Provo police officer remembered as a hero, and a man who snuggled his toddler son to sleep

Leah Hogsten | The Salt Lake Tribune Law enforcement officers arrive at the funeral for fallen Provo police officer Joseph Shinners, Jan. 12, 2019 at the UCCU Event Center at 800 W. University Parkway in Orem. Shinners, 29, was shot and killed while on duty Saturday, while trying to take a fugitive into custody. Shinners, a Boston native, worked for the Provo Police Department for about three years. He is survived by his wife KayLyn and their 1-year-old son, Logan.

Orem • The last thing Provo police Officer Joseph Shinners did before heading off to work for the final time was snuggle with his 20-month-old son, Logan.

At Shinners' funeral service Saturday — a week after he was killed while apprehending a fugitive in the parking lot of a Bed Bath & Beyond in Orem — his widow, Kaylyn, recalled the man she met in junior high and later married , .

“Joe was the man who went from being scared to have a baby to snuggling our son to sleep every night,” said Kaylyn Shinners. “That’s the last thing he did before he before he went to work Saturday night.”

She spoke tearfully, arriving at the podium with notes she’d crumpled while listening to others speaking about her husband.

“I destroyed my talk,” she said, going on to recall a man who was “so many wonderful things” to her “in the quieter moments in our life at home with me and my son.”

• He “loved clean sheets. I was not allowed to get in bed each night without showering first,” she said, drawing laughter.

• He “loved to play soccer” and “hockey, even though he spent 40 percent of every game in the penalty box.”

• He “always came home late, whether it was from work or just out running errands, because he got chatty with someone.”

• He would end arguments with his wife “by responding with nonsense phrases, until I couldn't argue with him anymore.”

• He “had no fear, unless it was snakes. That was the only time he threatened to divorce me.”

• He was “so excited when our son was born, he followed the nurse around with his arms outstretched, waiting for her to hand him our baby. And she had to tell him to wait ’cause she was trying to weigh him and clean him.”

Kaylyn Shinners, who met her husband when they were both in junior high, said she watched him grow “from a punk teenager who charmed his way to good grades and who may or may not have had several run-ins with the cops” to an “amazing and honorable husband, father and officer.”

Authorities have released few details about what happened on the night that Shinners was killed. During an attempt to arrest Matt Frank Hoover, 40 — a “wanted and known dangerous individual” — on two outstanding warrants, Shinners put himself in danger to save his fellow officers, according to Provo Police Chief Rich Ferguson.

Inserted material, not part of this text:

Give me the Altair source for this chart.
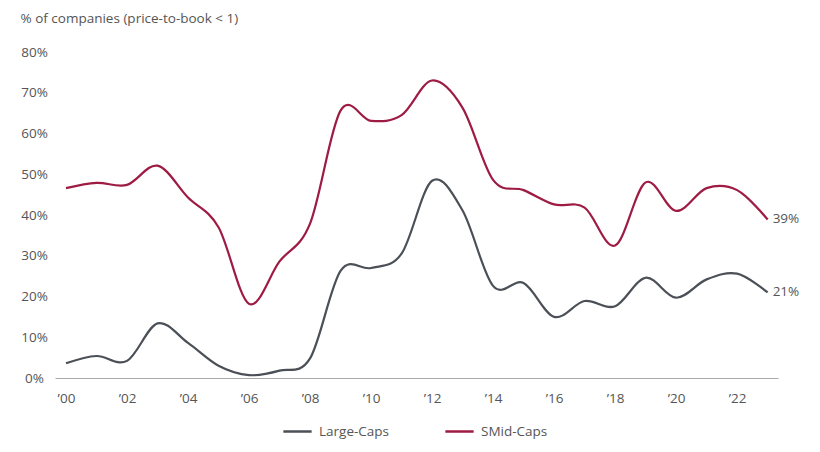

“In the course of trying to take the individual into custody, Officer Shinners saw one of his fellow officers in peril. Without reservation,” he “placed himself in a position of danger in an attempt to aid another officer.”

Shinners “selflessly sacrificed his life to protect the lives of his fellow officers.” His “direct action, fighting with the suspect and shooting him, ended the threat to the other officers, and I am proud of you, Joe.”

“Joe is the first man you would want next to you when things go bad,” said his brother Michael, who is a police detective in Haverhill, Mass.

“Joe always finished what he put his mind to. On Saturday night, he went to work with a mission to catch a dangerous fugitive. Well, Joe completed that mission, and he apprehended the suspect he wanted off the streets.

“He paid the ultimate sacrifice doing what he loved to do.”

Joseph Shinners was remembered by family, friends and fellow officers during an 80-minute service attended by upward of a thousand people at the UCCU Center on the Utah Valley University campus — and the dark blue of police dress uniforms dominated the mourners.

Gov. Gary Herbert called him a “hometown hero” and offered his thanks “on behalf of the people of Utah.”

It was a gathering both somber and light, as Joseph Shinners was recalled as a man who loved life.

Ferguson deviated from his prepared remarks to recall when Shinners interviewed with the Provo Police Department.

“When we asked him, ‘Do you have any traffic tickets,’ we knew we had an honest cop in front of us because he smiled, and he said, ‘Kinda,’” the chief said, adding that those doing the interviewing had to “struggle to keep a straight face” as Shinners told them about times he was going too fast on his motorcycle.

“When he walked out of the room, we all looked at each other and said, ‘We love that guy.’ Joe was awesome,” Ferguson said.

His brother Michael vowed that “when he gets older,” 20-month-old Logan “will learn what a great man his dad really was … and that he died a hero. As a family and as a village, we need to raise Joe’s little dude so he can grow up to be just like his dad.”

After the funeral, Joseph’s body was taken in a procession to the Evergreen Cemetery in Springville, 1950 S. 400 East, for burial.